Przygotowaliście materiał na drugą płytę. I co?

I nic. Okazało się, że obojętnie czego byśmy nie przynieśli do wytwórni, nie wydadzą tego. Pracowaliśmy nad drugim albumem prawie dwa lata, włożyliśmy w to mnóstwo pracy. Przyznam, że po tych wszystkich doświadczeniach czułem się kompletnie wypluty. Dopiero niedawno zacząłem poważnie myśleć o tym, żeby powrócić do pomysłu wydania tego materiału.

Nie myśleliście o zakończeniu działalności?

Każdy zespół po takich przejściach zadaje sobie pytanie, czy jest sens, żeby ciągnąć to dalej. My musieliśmy zrobić podobnie. Przez dwa kolejne lata jeszcze jakoś przebrnęliśmy, grając okazjonalnie koncerty, ale nie byliśmy w stanie dać sobie rady na rynku. I mimo, że Tosteer muzycznie zaczął brzmieć tak, jak chciałem od zawsze, zabrakło nam sił. Postanowiliśmy zawiesić działalność.

A manager?

To człowiek z trochę innej bajki. Byliśmy wzajemnie dla siebie zbyt dużym eksperymentem.

Wasz chrzest bojowy odbył się na koncertach, podczas których supportowaliście kolejno Placebo i Dave’a Gahana. Szczególnie ten drugi występ był dla was ogromną próbą sił. Jak to wspominasz?

No tak… Koncert przed Placebo wspominam świetnie. Do dziś zresztą docierają do mnie sygnały od ludzi, którzy byli na Torwarze. To było bardzo potrzebne i dobre doświadczenie. Podobnie z drugim supportem. Mimo niesprzyjającej publiczności nawet przez moment nie pomyśleliśmy o tym, żeby zejść ze sceny wcześniej. Dokończyliśmy nasz występ i mimo wszystko wierzę, że były tam osoby, które chciały nas słuchać. Wiedzieliśmy, że Depeche Mode i Dave Gahan mają bardzo specyficzną, skoncentrowaną tylko na sobie publiczność, ale chyba nie przypuszczaliśmy, że to zderzenie będzie takie trudne. To był horror, ale nie poddaliśmy się.

Tosteer gra przed Davidem Gahanem

Tosteer gra przed Davidem Gahanem

Mamy rok 2009. Powtórzę jeszcze raz pytanie – co teraz?

Po kilku wspólnych spotkaniach stwierdziliśmy, że szkoda tamtych emocji i tamtej muzyki. Postanowiliśmy spróbować ponownie. Chcemy wydać tę płytę, może nawet uda się to zrobić własnym sumptem.

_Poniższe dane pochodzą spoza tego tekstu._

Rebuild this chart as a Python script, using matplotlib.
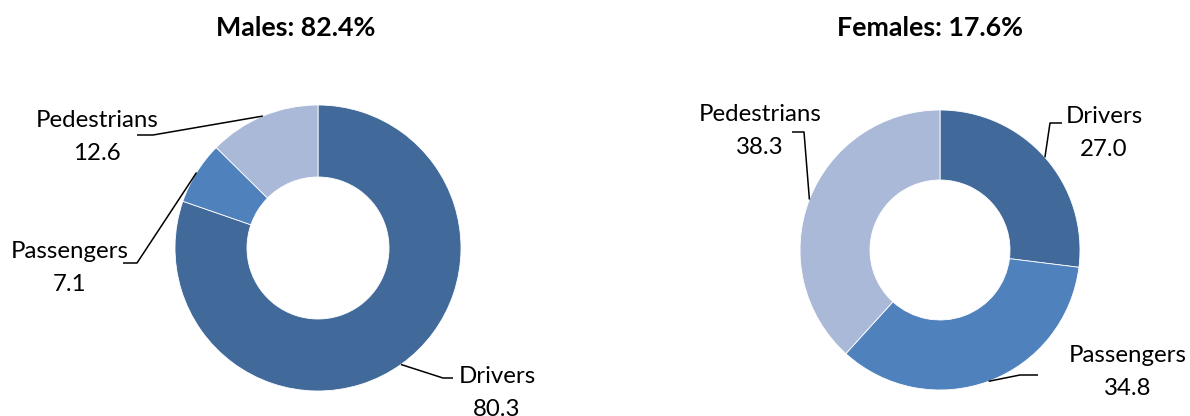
import matplotlib
matplotlib.use("Agg")
import matplotlib.pyplot as plt
import numpy as np

plt.rcParams['font.family'] = ['Lato', 'DejaVu Sans']

categories = ["Drivers", "Passengers", "Pedestrians"]
male_values = [80.3, 7.1, 12.6]
female_values = [27.0, 34.8, 38.3]
titles = ["Males: 82.4%", "Females: 17.6%"]
colors = ["#416A9B", "#4F81BD", "#AAB9D7"]

W, H = 1190, 416
fig = plt.figure(figsize=(W / 100, H / 100), dpi=100)
ax = fig.add_axes([0, 0, 1, 1])


def Y(y):
    return H - y


# layout (image pixel coordinates, y down)
donuts = [
    dict(values=male_values, center=(318, 248), r=143, hole=72, title_x=296,
         labels={
             "Drivers": dict(cx=497, base=383, elbow=(443, 378), end=(453, 378)),
             "Passengers": dict(cx=70, base=258, elbow=(137, 263), end=(123, 263)),
             "Pedestrians": dict(cx=97, base=127, elbow=(153, 135), end=(137, 135)),
         }),
    dict(values=female_values, center=(940, 250), r=140, hole=70, title_x=930,
         labels={
             "Drivers": dict(cx=1104, base=123, elbow=(1050, 123), end=(1062, 123)),
             "Passengers": dict(cx=1128, base=362, elbow=(1020, 375), end=(1038, 375)),
             "Pedestrians": dict(cx=760, base=121, elbow=(804, 132), end=(792, 132)),
         }),
]

fig.canvas.draw()
renderer = fig.canvas.get_renderer()


def fit_size(s, target_w, weight="normal"):
    t = fig.text(0, 0, s, fontsize=10, fontweight=weight)
    w = t.get_window_extent(renderer).width
    t.remove()
    return 10 * target_w / w


label_fs = fit_size("Passengers", 117)
title_fs = fit_size("Females: 17.6%", 187, "bold")

for d, title in zip(donuts, titles):
    cx, cy = d["center"]
    wedges, _ = ax.pie(d["values"], colors=colors, startangle=90, counterclock=False,
                       radius=d["r"], center=(cx, Y(cy)),
                       wedgeprops=dict(width=d["hole"], edgecolor="white", linewidth=0.6),
                       frame=True)
    ax.text(d["title_x"], Y(36), title, ha="center", va="baseline",
            fontsize=title_fs, fontweight="bold", color="#000000")
    for w, cat, val in zip(wedges, categories, d["values"]):
        lab = d["labels"][cat]
        mid = np.deg2rad((w.theta1 + w.theta2) / 2)
        ax_pt = (cx + d["r"] * np.cos(mid), Y(cy) + d["r"] * np.sin(mid))
        ex, ey = lab["elbow"]
        nx, ny = lab["end"]
        ax.plot([ax_pt[0], ex, nx], [ax_pt[1], Y(ey), Y(ny)], color="black", lw=1.1,
                solid_capstyle="butt", zorder=5)
        ax.text(lab["cx"], Y(lab["base"]), cat, ha="center", va="baseline",
                fontsize=label_fs, color="#000000")
        ax.text(lab["cx"], Y(lab["base"] + 33), f"{val:.1f}", ha="center", va="baseline",
                fontsize=label_fs, color="#000000")

ax.set_xlim(0, W)
ax.set_ylim(0, H)
ax.set_aspect("equal")
ax.axis("off")

fig.savefig("out.png", dpi=100)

Grywamy koncerty, wystąpiliśmy niedawno jako support przed zespołem Budgie, mamy gotowy materiał na singiel. Bardzo chcielibyśmy, żeby tym razem się udało.

Opowiedz o piosenkach, które znajdą się na megatotalnym singlu.

Oba utwory – “Trapped In Silence” i “Silver Tears” – pochodzą sprzed 3-4 lat, ale są inaczej zaaranżowane. Nie ma już w zespole klawiszowca, Tosteer jest teraz kwartetem, czyli dwie gitary, bas, perkusja. Materiał jest bardziej rockowy. Mamy nadzieję, że singiel ukaże się w kwietniu.